Give an exact transcription of every line, dropping the images.

[Entries taken from a collection]
● ● ● ● ● ● ●
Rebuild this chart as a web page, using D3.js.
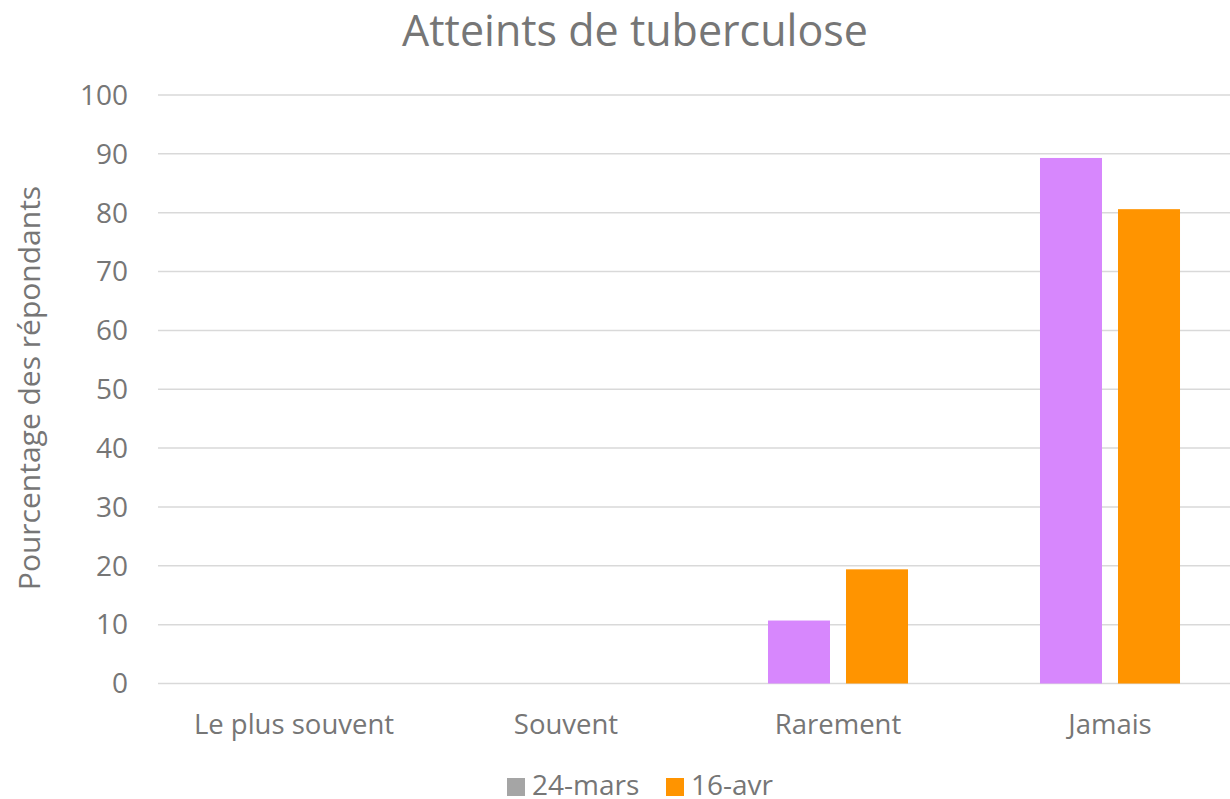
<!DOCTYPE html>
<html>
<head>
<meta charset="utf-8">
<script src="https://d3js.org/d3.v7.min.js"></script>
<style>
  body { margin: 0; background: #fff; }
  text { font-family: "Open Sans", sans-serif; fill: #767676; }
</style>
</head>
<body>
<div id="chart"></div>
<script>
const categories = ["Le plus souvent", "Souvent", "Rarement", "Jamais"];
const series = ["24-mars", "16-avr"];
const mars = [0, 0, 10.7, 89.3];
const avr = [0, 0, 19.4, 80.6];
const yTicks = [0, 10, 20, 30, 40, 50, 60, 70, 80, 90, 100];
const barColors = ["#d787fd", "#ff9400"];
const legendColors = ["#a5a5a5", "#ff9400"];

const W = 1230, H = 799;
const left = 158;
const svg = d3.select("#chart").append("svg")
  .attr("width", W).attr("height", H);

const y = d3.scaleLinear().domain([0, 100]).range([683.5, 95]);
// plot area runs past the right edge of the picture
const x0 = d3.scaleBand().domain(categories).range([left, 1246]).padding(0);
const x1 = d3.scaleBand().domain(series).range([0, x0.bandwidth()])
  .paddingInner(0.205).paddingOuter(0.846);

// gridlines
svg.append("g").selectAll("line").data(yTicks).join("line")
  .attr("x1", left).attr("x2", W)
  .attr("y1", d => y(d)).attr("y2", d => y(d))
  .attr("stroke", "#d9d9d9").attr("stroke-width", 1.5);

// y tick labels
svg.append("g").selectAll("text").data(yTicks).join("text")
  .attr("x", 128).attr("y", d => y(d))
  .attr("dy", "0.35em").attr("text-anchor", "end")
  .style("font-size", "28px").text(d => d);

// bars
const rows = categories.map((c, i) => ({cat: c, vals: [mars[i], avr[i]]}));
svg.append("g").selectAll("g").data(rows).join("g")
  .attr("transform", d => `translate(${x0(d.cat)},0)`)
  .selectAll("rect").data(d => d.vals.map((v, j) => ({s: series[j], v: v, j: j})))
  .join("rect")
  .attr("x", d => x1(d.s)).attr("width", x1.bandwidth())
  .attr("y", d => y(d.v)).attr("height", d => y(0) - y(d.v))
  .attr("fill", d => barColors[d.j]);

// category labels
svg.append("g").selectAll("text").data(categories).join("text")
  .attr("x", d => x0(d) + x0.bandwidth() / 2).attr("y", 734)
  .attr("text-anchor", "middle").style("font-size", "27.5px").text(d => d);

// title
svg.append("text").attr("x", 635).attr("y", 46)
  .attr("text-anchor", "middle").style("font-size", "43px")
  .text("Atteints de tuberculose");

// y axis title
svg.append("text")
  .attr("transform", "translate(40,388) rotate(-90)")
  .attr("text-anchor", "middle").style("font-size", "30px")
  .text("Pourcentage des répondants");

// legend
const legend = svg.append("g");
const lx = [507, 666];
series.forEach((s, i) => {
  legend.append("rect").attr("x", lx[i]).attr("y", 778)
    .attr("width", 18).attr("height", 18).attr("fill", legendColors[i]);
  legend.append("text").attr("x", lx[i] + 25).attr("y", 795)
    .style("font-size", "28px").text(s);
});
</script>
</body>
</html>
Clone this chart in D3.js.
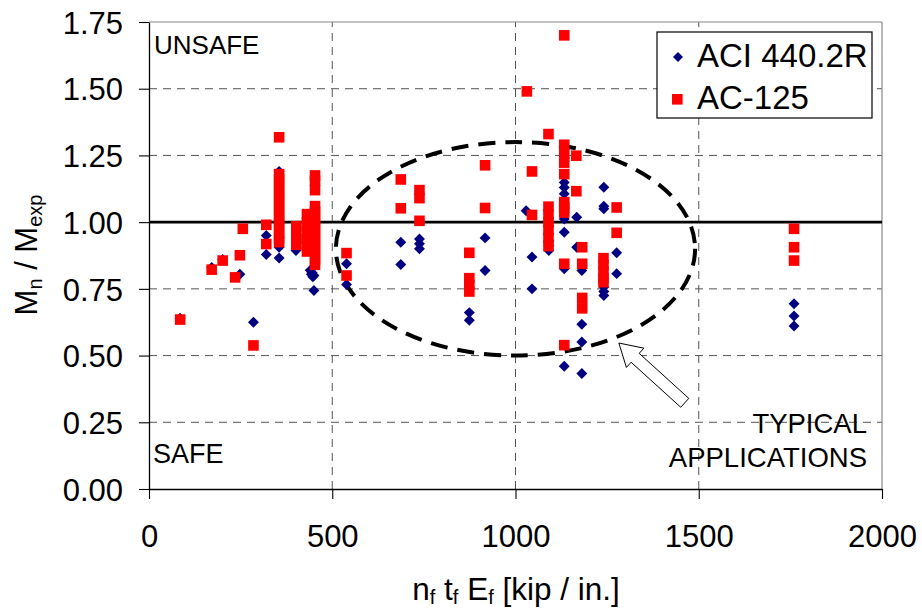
● ● ● ● ● ● ●
WRITTEN RESPONSE:
Rebuild this chart as a web page, using D3.js.
<!DOCTYPE html>
<html>
<head>
<meta charset="utf-8">
<script src="https://d3js.org/d3.v7.min.js"></script>
<style>
  body { margin: 0; background: #fff; }
  text { font-family: "Open Sans", sans-serif; fill: #767676; }
</style>
</head>
<body>
<div id="chart"></div>
<script>
const categories = ["Le plus souvent", "Souvent", "Rarement", "Jamais"];
const series = ["24-mars", "16-avr"];
const mars = [0, 0, 10.7, 89.3];
const avr = [0, 0, 19.4, 80.6];
const yTicks = [0, 10, 20, 30, 40, 50, 60, 70, 80, 90, 100];
const barColors = ["#d787fd", "#ff9400"];
const legendColors = ["#a5a5a5", "#ff9400"];

const W = 1230, H = 799;
const left = 158;
const svg = d3.select("#chart").append("svg")
  .attr("width", W).attr("height", H);

const y = d3.scaleLinear().domain([0, 100]).range([683.5, 95]);
// plot area runs past the right edge of the picture
const x0 = d3.scaleBand().domain(categories).range([left, 1246]).padding(0);
const x1 = d3.scaleBand().domain(series).range([0, x0.bandwidth()])
  .paddingInner(0.205).paddingOuter(0.846);

// gridlines
svg.append("g").selectAll("line").data(yTicks).join("line")
  .attr("x1", left).attr("x2", W)
  .attr("y1", d => y(d)).attr("y2", d => y(d))
  .attr("stroke", "#d9d9d9").attr("stroke-width", 1.5);

// y tick labels
svg.append("g").selectAll("text").data(yTicks).join("text")
  .attr("x", 128).attr("y", d => y(d))
  .attr("dy", "0.35em").attr("text-anchor", "end")
  .style("font-size", "28px").text(d => d);

// bars
const rows = categories.map((c, i) => ({cat: c, vals: [mars[i], avr[i]]}));
svg.append("g").selectAll("g").data(rows).join("g")
  .attr("transform", d => `translate(${x0(d.cat)},0)`)
  .selectAll("rect").data(d => d.vals.map((v, j) => ({s: series[j], v: v, j: j})))
  .join("rect")
  .attr("x", d => x1(d.s)).attr("width", x1.bandwidth())
  .attr("y", d => y(d.v)).attr("height", d => y(0) - y(d.v))
  .attr("fill", d => barColors[d.j]);

// category labels
svg.append("g").selectAll("text").data(categories).join("text")
  .attr("x", d => x0(d) + x0.bandwidth() / 2).attr("y", 734)
  .attr("text-anchor", "middle").style("font-size", "27.5px").text(d => d);

// title
svg.append("text").attr("x", 635).attr("y", 46)
  .attr("text-anchor", "middle").style("font-size", "43px")
  .text("Atteints de tuberculose");

// y axis title
svg.append("text")
  .attr("transform", "translate(40,388) rotate(-90)")
  .attr("text-anchor", "middle").style("font-size", "30px")
  .text("Pourcentage des répondants");

// legend
const legend = svg.append("g");
const lx = [507, 666];
series.forEach((s, i) => {
  legend.append("rect").attr("x", lx[i]).attr("y", 778)
    .attr("width", 18).attr("height", 18).attr("fill", legendColors[i]);
  legend.append("text").attr("x", lx[i] + 25).attr("y", 795)
    .style("font-size", "28px").text(s);
});
</script>
</body>
</html>
Clone this chart in D3.js.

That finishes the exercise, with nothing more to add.